Urnes Stave Church, Sognefjord
The oldest stave church in the country (built around 1130 CE), Urnes is actually a UNESCO World Heritage Site.
Borgund Stave Church, Sognefjord
Built around 1180 CE and exceptionally well-preserved, the Targaryens would definitely approve of those dragon heads.
Kaupanger Stave Church, Sogndal
This was built in the first half of 11th century and has been in continuous use since. It is minimal and understated, as far as stave churches go.
Heddal Stave Church, Notodden
This one’s the largest stave church in Norway; built in the 1200s and still in use.
Fantoft Stave Church, Bergen
This is a reconstructed stave church, as the original was burned in a fire, but the reproduction paid attention to the smallest details (so you won’t be able to tell the difference).

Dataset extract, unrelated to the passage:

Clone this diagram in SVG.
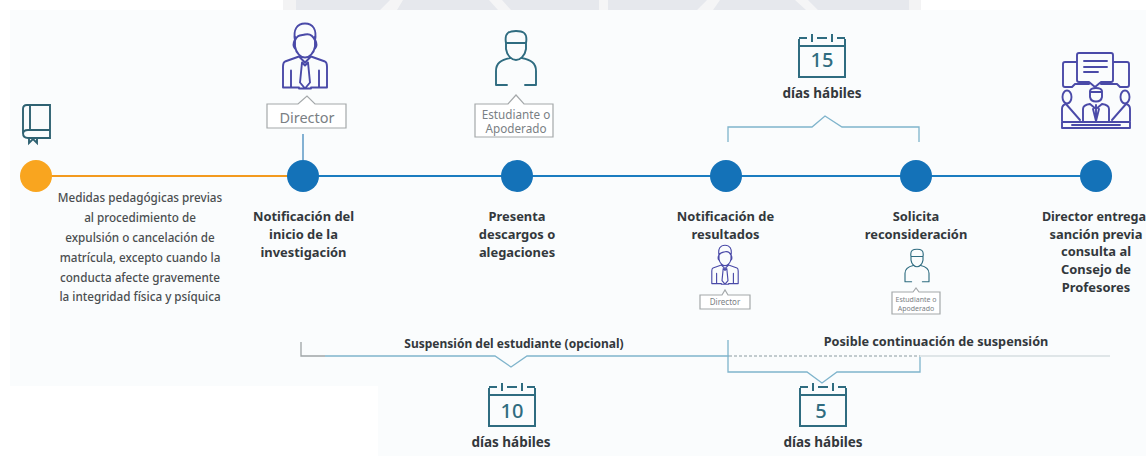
<svg xmlns="http://www.w3.org/2000/svg" width="1146" height="456" viewBox="0 0 1146 456">
<style>
text{font-family:"Noto Sans","Open Sans","Liberation Sans",sans-serif;text-anchor:middle}
.t{font-size:12.9px;font-weight:700;fill:#33383c}
.h{font-size:13.5px;font-weight:700;fill:#33383c}
.d{font-size:11.7px;font-weight:500;fill:#4a4e50}
.l{font-size:14.5px;fill:#7a8084}
.m{font-size:11.7px;fill:#7a8084}
.s{font-size:7px;fill:#7a8084}
.n{fill:#1472b8}
.bk{fill:none;stroke:#7fb4cc;stroke-width:1.3}
.tag{fill:#fff;stroke:#a4a8aa;stroke-width:1.2}
.p{fill:none;stroke:#4a4aa8;stroke-width:1.9;stroke-linecap:round;stroke-linejoin:round}
.g{fill:none;stroke:#2f6c80;stroke-width:1.9;stroke-linecap:round;stroke-linejoin:round}
.c{fill:none;stroke:#2f6c80;stroke-width:2}
.cn{font-size:20px;font-weight:500;fill:#2f6c80}
</style>
<defs>
<g id="boss"><path class="p" d="M-10-20V-10C-9-3-4 1 0 1S9-3 10-10V-20M-10-17C-12-13-12-10-10-8M10-17C12-13 12-10 10-8M-10-16C-12-27-8-33 0-33S12-27 10-16C8-21 4-23 0-22S-8-22-10-16ZM-6 0-20 5Q-22 6-22 10V31H-14M6 0 20 5Q22 6 22 10V31H14M-14 14V31H-6M14 14V31H6M-6 0 0 6 6 0M-3 6 0 9 3 6 5 26 0 32-5 26ZM-6 32H6"/></g>
<g id="stud"><path class="g" d="M-10-16V-9C-9-2-4 2 0 2S9-2 10-9V-16M-10-15C-12-26-6-27 0-27S12-26 10-15H-10M-6 0C-15 2-20 5-20 13V27H-9M6 0C15 2 20 5 20 13V27H9"/></g>
<g id="cal"><path class="c" d="M-23-17V21H23V-17M-23-18H-15M-5-18H5M15-18H23M-23-10H23"/><path class="c" stroke-width="3" d="M-10-22V-14M10-22V-14"/></g>
</defs>
<rect width="1146" height="456" fill="#fff"/>
<rect x="283" width="638" height="10" fill="#f3f3f4"/>
<rect x="296" width="613" height="10" fill="#e6e8ed"/>
<path d="M390 0H403L397 10H380ZM489 0H502L511 10H498ZM599 0H608V10H599ZM707 0H720L713 10H697ZM795 0H808L818 10H806Z" fill="#f5f5f6"/>
<path d="M10 10H1146V456H378V386H10Z" fill="#fafcfd"/>
<g id="connectors">
<path d="M36 176H303" stroke="#f39a1e" stroke-width="2" fill="none"/>
<path d="M303 176H1096" stroke="#1a7cc0" stroke-width="2" fill="none"/>
<path d="M303 134V160" stroke="#5b98c4" stroke-width="1.5" fill="none"/>
<path class="bk" d="M728 142V127H812L825 116 842 127H919V142"/>
<path d="M301 342V356H325" fill="none" stroke="#9ea4a6" stroke-width="1.3"/>
<path class="bk" d="M325 356H495L511 367 527 356H729"/>
<path class="bk" d="M728 340V372H807L822 383 837 372H920V357"/>
<path d="M729 356H920" stroke="#8a9aa0" stroke-width="1" stroke-dasharray="3 2" fill="none"/>
<path d="M920 356H1110" stroke="#c4cfd3" stroke-width="1" fill="none"/>
</g>
<g id="node-medidas">
<circle cx="36" cy="176" r="16" fill="#f9a51f"/>
<path d="M23 109Q23 105 27 105H50V138H28Q23 138 23 133ZM30 105V130M23 134Q23 130 28 130H50M29 138V143L33 139 37 143V138" fill="none" stroke="#2f6272" stroke-width="1.9"/>
<text class="d" x="140" y="202">Medidas pedagógicas previas</text>
<text class="d" x="140" y="222">al procedimiento de</text>
<text class="d" x="140" y="242">expulsión o cancelación de</text>
<text class="d" x="140" y="262">matrícula, excepto cuando la</text>
<text class="d" x="140" y="282">conducta afecte gravemente</text>
<text class="d" x="140" y="301">la integridad física y psíquica</text>
</g>
<g id="node-notificacion">
<circle cx="303" cy="176" r="16" class="n"/>
<use href="#boss" x="305" y="56.5"/>
<path class="tag" d="M267 128V104H298L307 96 315 104H346V128Z"/>
<text class="l" x="307" y="123">Director</text>
<text class="t" x="303.500" y="221">Notificación del</text>
<text class="t" x="303.500" y="239">inicio de la</text>
<text class="t" x="303.500" y="257">investigación</text>
</g>
<g id="node-presenta">
<circle cx="517" cy="176" r="16" class="n"/>
<use href="#stud" x="516" y="58"/>
<path class="tag" d="M475 137V104H508L516 95 524 104H553V137Z"/>
<text class="m" x="516" y="119">Estudiante o</text>
<text class="m" x="516" y="133">Apoderado</text>
<text class="t" x="517" y="221">Presenta</text>
<text class="t" x="517" y="239">descargos o</text>
<text class="t" x="517" y="257">alegaciones</text>
</g>
<g id="node-resultados">
<circle cx="726" cy="176" r="16" class="n"/>
<text class="t" x="725.500" y="221">Notificación de</text>
<text class="t" x="725.500" y="239">resultados</text>
<use href="#boss" transform="translate(725 265) scale(.6)"/>
<path class="tag" d="M700 309V295H722L725 290 728 295H750V309Z" stroke-width="1"/>
<text class="s" x="725" y="305" style="font-size:8px">Director</text>
</g>
<g id="node-solicita">
<circle cx="916" cy="176" r="16" class="n"/>
<text class="t" x="916" y="221">Solicita</text>
<text class="t" x="916" y="239">reconsideración</text>
<use href="#stud" transform="translate(917 265.500) scale(.6)"/>
<path class="tag" d="M892 314V292H913L916 288 919 292H940V314Z" stroke-width="1"/>
<text class="s" x="916" y="302">Estudiante o</text>
<text class="s" x="916" y="311">Apoderado</text>
</g>
<g id="node-director">
<circle cx="1096" cy="176" r="16" class="n"/>
<g class="p"><path d="M1079 53H1111Q1113 53 1113 55V80Q1113 82 1111 82H1101L1095 87 1089 82H1079Q1077 82 1077 80V55Q1077 53 1079 53ZM1084 61H1107M1084 67H1107M1084 72H1098M1077 62H1065Q1063 62 1063 64V85Q1063 87 1065 87H1072L1075 84H1089M1113 62H1127Q1129 62 1129 64V85Q1129 87 1127 87H1120L1117 84H1101"/><path d="M1090 91C1091 87 1101 87 1102 91V97C1101 103 1091 103 1090 97ZM1090 92H1102M1083 121V109Q1083 105 1090 104M1109 121V109Q1109 105 1102 104M1096 105V121M1090 104 1096 109 1102 104M1093 109 1096 121 1099 109"/><ellipse cx="1067" cy="97" rx="4.500" ry="6.500"/><ellipse cx="1125" cy="97" rx="4.500" ry="6.500"/><path d="M1062 121V109Q1062 105 1066 104L1080 120M1130 121V109Q1130 105 1126 104L1112 120M1062 122H1130V128H1062ZM1072 125H1120"/></g>
<text class="t" x="1094" y="221" style="font-size:12.600px">Director entrega</text>
<text class="t" x="1096" y="239">sanción previa</text>
<text class="t" x="1096" y="256">consulta al</text>
<text class="t" x="1096" y="274">Consejo de</text>
<text class="t" x="1096" y="292">Profesores</text>
</g>
<g id="label-15">
<use href="#cal" x="822" y="56"/>
<text class="cn" x="822" y="67">15</text>
<text class="h" x="822" y="98">días hábiles</text>
</g>
<g id="label-10">
<use href="#cal" x="512" y="405"/>
<text class="cn" x="512" y="418">10</text>
<text class="h" x="511" y="447">días hábiles</text>
</g>
<g id="label-5">
<use href="#cal" x="823" y="405"/>
<text class="cn" x="821" y="418">5</text>
<text class="h" x="823" y="447">días hábiles</text>
</g>
<text class="t" x="514" y="348" style="font-size:12px">Suspensión del estudiante (opcional)</text>
<text class="t" x="936" y="346" style="font-size:12.700px">Posible continuación de suspensión</text>
</svg>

Hopperstad Stave Church, Vik
Built in 1130, this church was restored using other stave churches (mostly the Borgund Stave Church) as a model.
Lom Stave Church, Jotunheimen
One of the biggest and most impressive stave churches in Norway, it dates back to 1158-59 CE.
Ringebu Stave Church, Lillehammer
This church dates back to around 1220 CE, with various bits added in later centuries.
Roldal Stave Church, Odda
Built between 1200 and 1250 CE, this church is famous for its “healing crucifix.”
Oye Stave Church, Valdres
Built towards the end of the 1100s but destroyed by the elements, pieces of Oye Stave Church were buried under a new church that was built later on the same spot—but by 1965 the pieces were found and the original stave church put back together.